I was friends with him for years, ever since we were kids in school, and there was always an attraction between us but we never had the opportunity to pursue it. He was dating when I wasn’t and vice versa but eventually, the opportunity finally presented itself. All of a sudden, it was ON… but the hookup didn’t quite end up being what I’d originally hoped for.
HE WAS SUCH A GOOD KISSER. We’d kissed several times in the past and, each time, it felt so right… but the time and the place never were. This time around, we were alone in his house. When he kissed me, the heat that I’d always felt prior to that moment was taken up a notch because we both knew what was coming. There was passion, there was fire, and I never wanted the kiss to end. We’d waited for this night for a long time and by then, I was kinda desperate to get into his pants.
I ALWAYS THOUGHT SOMETHING WAS THERE. I always assumed we’d get it on eventually. There was always a “what if?” hanging in the air whenever we spent time together. You know when you’re talking to someone you like and you’re almost afraid to look at him because every time you make eye contact, it feels like your eyes are going to burn out of their sockets? We always had THAT. I remember thinking several times that we’d be perfect #couplegoals. We never fought and as a romantic partner, he seemed too good to be true.
WE’D FLIRTED AND SEXTED IN THE PAST. We’d sexted each other a number of times prior to our hookup, and each time with absolute filth. If his sexts were anything to go by, I’d be in for a wild night that I’d never forget. He was flirty, he was forward, and it was obvious he wanted me as much as I wanted him. He described everything he wanted to do to me in vivid detail and I couldn’t wait until the moment that he could carry it all out for real.
THE DISAPPOINTMENT WAS REAL. When we actually got down to it, it started off good. I remember feeling so relieved that we could finally get on with it after all the hoping and longing. The kissing led to fooling around which led to having sex. However, it was over just as soon as it began. Essentially, all the pent-up sexual angst had amounted to nothing.
IT FELL COMPLETELY FLAT. In all honesty, the whole situation was just plain weird. There were limbs everywhere. It wasn’t just the fact that he didn’t seem to know what he was doing; it was the fact that we didn’t seem to gel at all in the bedroom. Perhaps it was the anxiety, or maybe we just weren’t sexually compatible. Either way, it was awkward AF. That fire I felt during all the makeout sessions we’d had before burned right out.
WE GAVE IT ANOTHER GO. God loves a trier! After the initial disappointing hookup, we took a few moments to compose ourselves and had a stiff drink to calm the old nerves. We decided that we’d waited years for this, we weren’t about to give up at the first hurdle. We kissed again and the fire began to flicker back to life… but the flicker wasn’t strong enough to be sustainable.

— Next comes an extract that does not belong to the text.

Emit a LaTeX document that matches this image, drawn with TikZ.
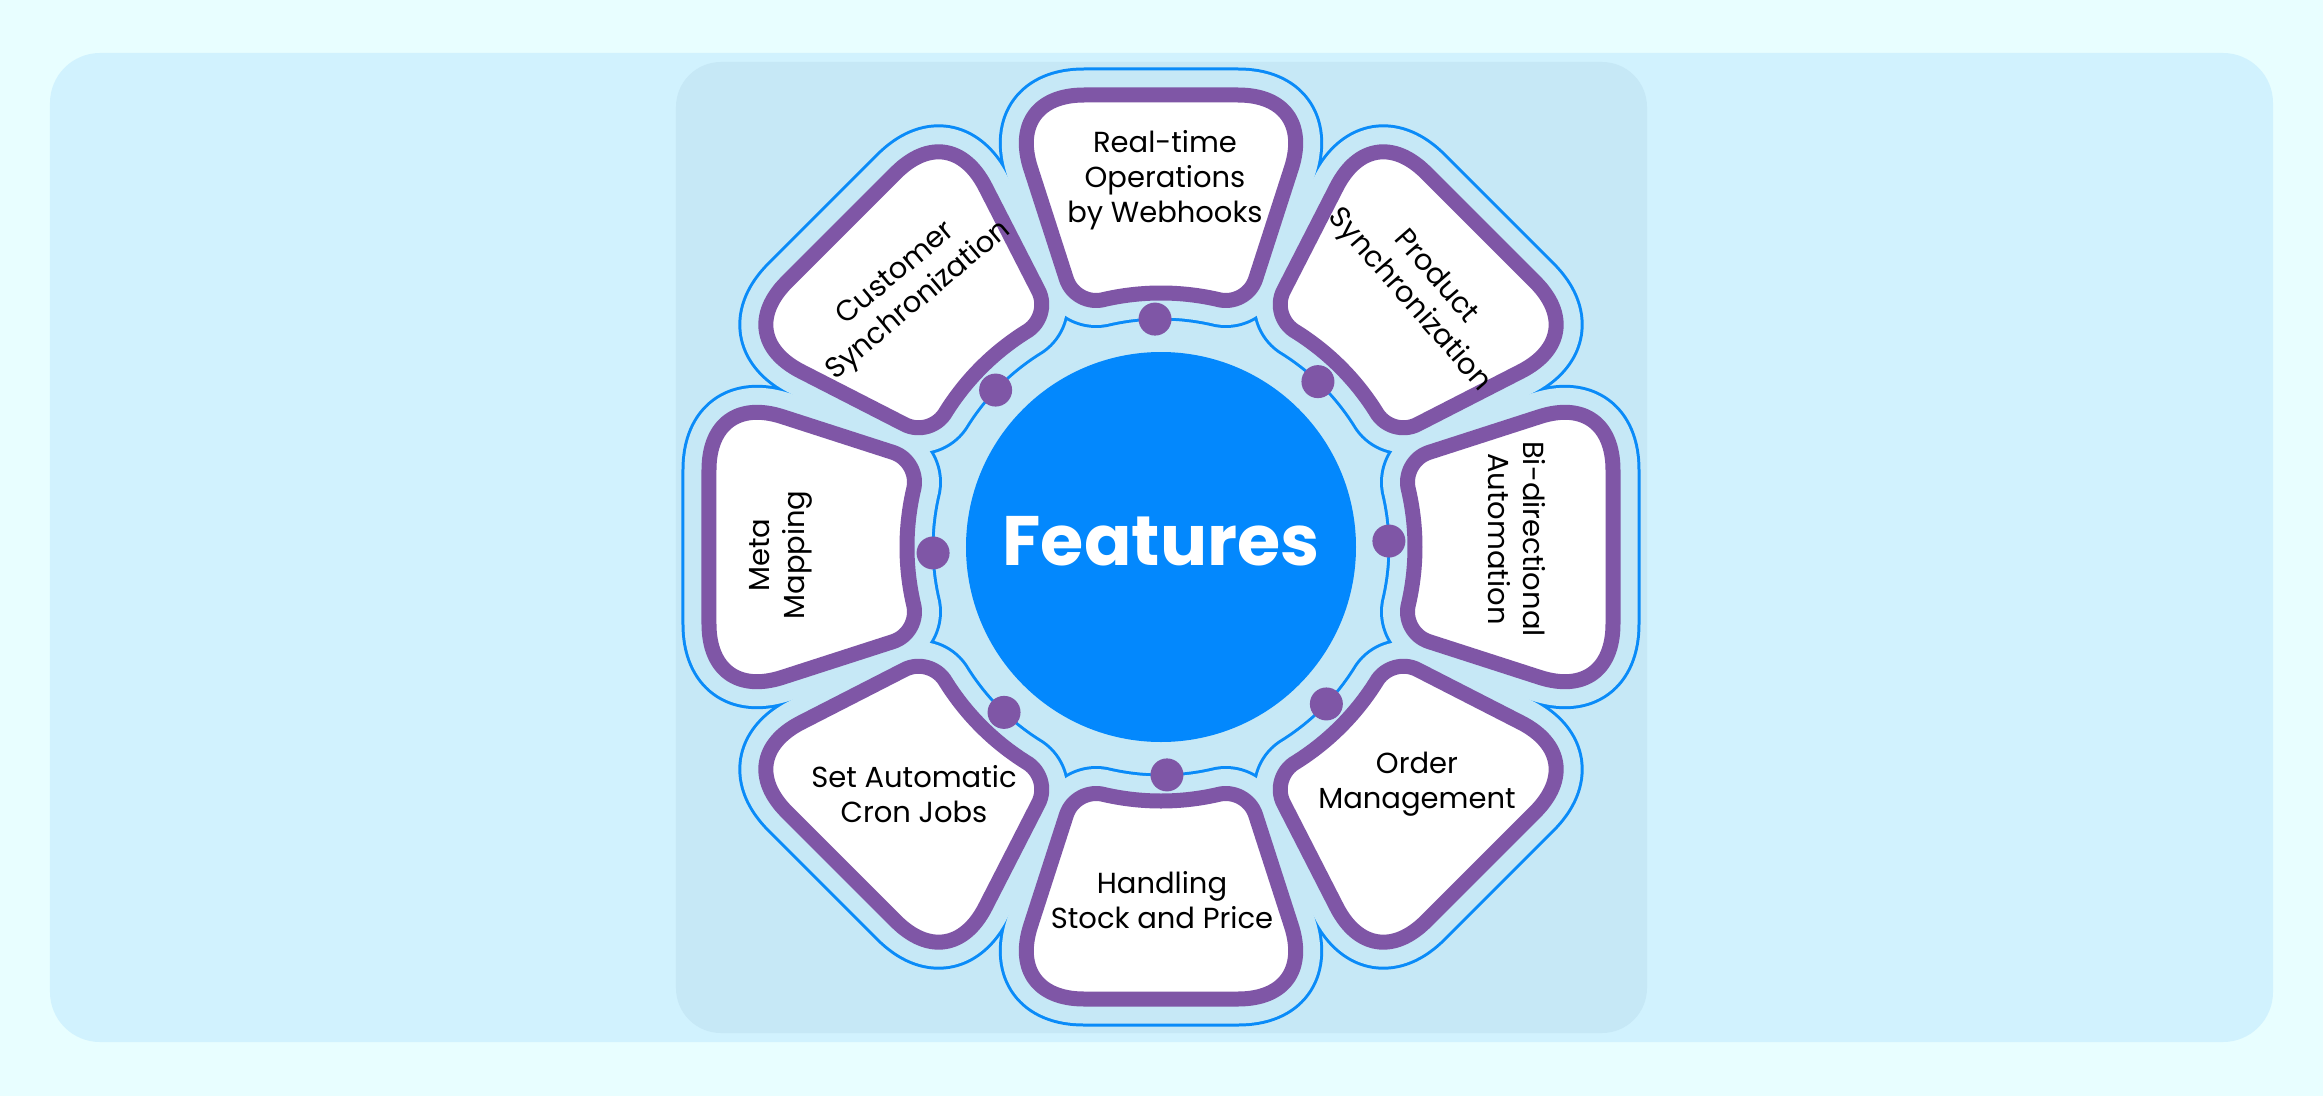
\documentclass[tikz,border=0pt]{standalone}
\usepackage{fontspec}
\setmainfont{Poppins}
\definecolor{pagebg}{HTML}{E8FEFF}
\definecolor{outerbg}{HTML}{D1F2FE}
\definecolor{innerbg}{HTML}{C6E8F6}
\definecolor{petalpurple}{HTML}{7F56A6}
\definecolor{ringblue}{HTML}{0A8BF8}
\definecolor{coreblue}{HTML}{0388FD}
\newcommand{\petalshape}[1]{\draw[#1] (77,452) -- (-77,452) .. controls (-123.2,452) and (-144.54,422.69) .. (-130.36,378.72) -- (-94.61,267.95) .. controls (-89.54,252.25) and (-72.35,243.12) .. (-56.4,247.66) arc[start angle=102.83, end angle=77.17, radius=254] .. controls (72.35,243.12) and (89.54,252.25) .. (94.61,267.95) -- (130.36,378.72) .. controls (144.54,422.69) and (123.2,452) .. (77,452) -- cycle;}
\tikzset{
  label/.style={align=center, text=black, inner sep=0pt, font=\fontsize{29}{35}\selectfont},
}
\begin{document}
\begin{tikzpicture}[x=1pt,y=1pt]
\useasboundingbox (-1161,-549) rectangle (1162,547);
\fill[pagebg] (-1161,-549) rectangle (1162,547);
\fill[outerbg, rounded corners=50] (-1111,-495) rectangle (1112,494);
\fill[innerbg, rounded corners=45] (-485,-486) rectangle (486,485);
% offset outline (blue ring) around the petals
\foreach \a in {0,45,...,315} {
  \begin{scope}[rotate=\a]
    \petalshape{draw=ringblue, line width=55, line join=round}
  \end{scope}
}
\foreach \a in {0,45,...,315} {
  \begin{scope}[rotate=\a]
    \petalshape{draw=innerbg, fill=innerbg, line width=49, line join=round}
  \end{scope}
}
% petals
\foreach \a in {0,45,...,315} {
  \begin{scope}[rotate=\a]
    \petalshape{draw=petalpurple, fill=white, line width=15, line join=round}
  \end{scope}
}
% dots
\foreach \a in {0,45,...,315} {
  \fill[petalpurple] (\a+1.5:228) circle[radius=16.5];
}
% core
\node[circle, fill=coreblue, minimum size=390, inner sep=0pt] (core) at (0,0) {};
\node[text=white, inner sep=0pt, font=\fontsize{70}{82}\selectfont\bfseries] (features) at (0,6) {Features};
% labels
\node[label] (realtime) at (4,367) {Real-time\\Operations\\by Webhooks};
\node[label, rotate=-49] (product) at (261,258) {Product\\Synchronization};
\node[label, rotate=-90] (bidir) at (356,8) {Bi-directional\\Automation};
\node[label] (order) at (256,-237) {Order\\Management};
\node[label] (stock) at (1,-353) {Handling\\Stock and Price};
\node[label] (cron) at (-247,-247) {Set Automatic\\Cron Jobs};
\node[label, rotate=90] (meta) at (-380,-8) {Meta\\Mapping};
\node[label, rotate=40] (customer) at (-253,259) {Customer\\Synchronization};
\end{tikzpicture}
\end{document}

IT WAS OBVIOUS THERE WASN’T A SEXUAL SPARK. The flickering fire soon burned out again as soon as we went from kissing to hooking up. It just wasn’t happening. I put everything into it but I couldn’t make our sexual chemistry stronger when it obviously wasn’t there in the first place. It was a daunting realization but clearly, we were better off as friends.
I WAS EXPECTING SO MUCH MORE. He wasn’t just anybody to me. He was the guy that would always be there for me, no matter what. When I broke up with boyfriends, when I fell out with my girlfriends, when my family was arguing—I talked through it all with him. He was always the guy I could fall back on if I wanted a bit of a flirt, or if I wanted someone to make me feel better. I cared for him deeply and I could tell that the feeling was mutual.
IT FELT LIKE FALSE ADVERTISING. It wasn’t either of our faults, but I remember feeling so incredibly frustrated that I just wanted to scream! All of the great conversations that we had, all those dirty sexts we sent, all the electric kisses—they were all for nothing. Sure, we had the emotional connection down, but what about the physical side of the relationship? To me, that was just as important, and it simply wasn’t there.
WE HAVEN’T TRIED TO HOOK UP SINCE. It was such a shame, but I felt like there was no point in hooking up again. In my opinion, hooking up should never be something you have to work at—certainly not in the beginning anyway! The heat and the passion should be the most intense initially, when the relationship is new and exciting and you’re both still exploring your sexual connection. With this guy, maybe we were never supposed to be anything more than friends. Maybe we were being greedy, trying to force a romance that wasn’t there. Or maybe the romance was there but we’d left it too long before we ever pursued anything so we went too far into the friend zone. Who knows? Regardless, I’m glad that we tried.